Who doesn't already know the story?

It opens with a fiddler on the roof (Dexter Quito) in 1905 in the fictional little Jewish village of Anatevka, Russia.

The lead character is Tevye, the Dairyman. This is a tough role, central to all of the action, and Michael Reed shows himself to be a major talent in the Zero Mostel-Topol tradition.

Teyve is a put-upon but good and kindly man, with seemingly enough inner strength to face the breaking down of his traditional life from Czarist persecution and the inroads of rising liberalism, a force threatening to liberate his five daughters from the traditional control of the father.

It is a delicate task to verbalize the accents of the Yiddish culture of Russia on the stage. It could so easily slip into caricature. But this remarkable cast never crossed that line.
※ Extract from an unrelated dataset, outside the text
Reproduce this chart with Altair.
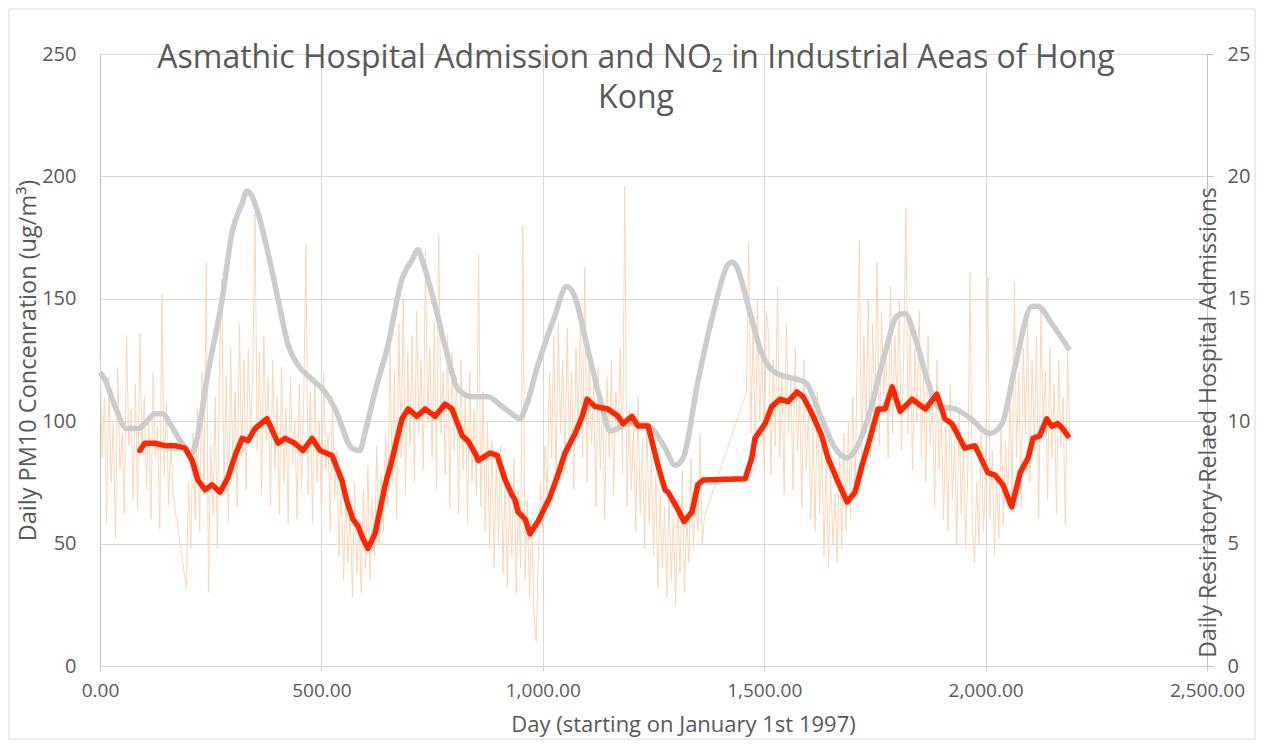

And, it is a remarkable cast. Julia Louise Hosack is Golde, the wife who knows how to run the master of the house even though he won't acknowledge it.

His special burden is those five daughters whom he must find husbands for. And they are darling.

Tzeitel (Amanda Dreschler) — wishing to marry her long-time love, the tailor Motel (Justin Taylor Nixon) — appeals to her father's heart to break his word to give her to wealthy butcher Lazar Wolfe (Ron Lopez) in a marriage arranged by matchmaker Yente (Marisol Urbano). Teyve bends, but needs to scheme how to make peace with his wife for his perfidy.

Hodel (Laura Nellesen) becomes enamored of Perchik (John Babin), a poor college student dedicated to revolution. He wanders into town one day and begins to shake up some traditions with his modernism. Later, Teyve bends again, with great misgivings, and does not try to stop Hodel from joining Perchik in exile in Siberia.

Chava (Laura Hill) breaks his heart. It was too much to accept her secret marriage, out of the religion, to Fyedka (Justin Basl), a Russian boy in the village.

Finally and tragically, the inhabitants of this harmless little village, where everyone knew everyone else, are driven, by order of the Czar, from the only home they had known.

But all through this tragic story (staged on a marvelous set by R. Dutch Fritz) runs all of the humanity that bursts forth spontaneously from even the most oppressed. The traditional ceremonies, songs and dancing (choreographed by Coleen Lorenz) are the stuff that makes this musical such a treasure.

The traditional costuming designed by Katherine Mills is faithful to the period, and music director Debra Lambert got her small ensemble to sound like a big pit orchestra.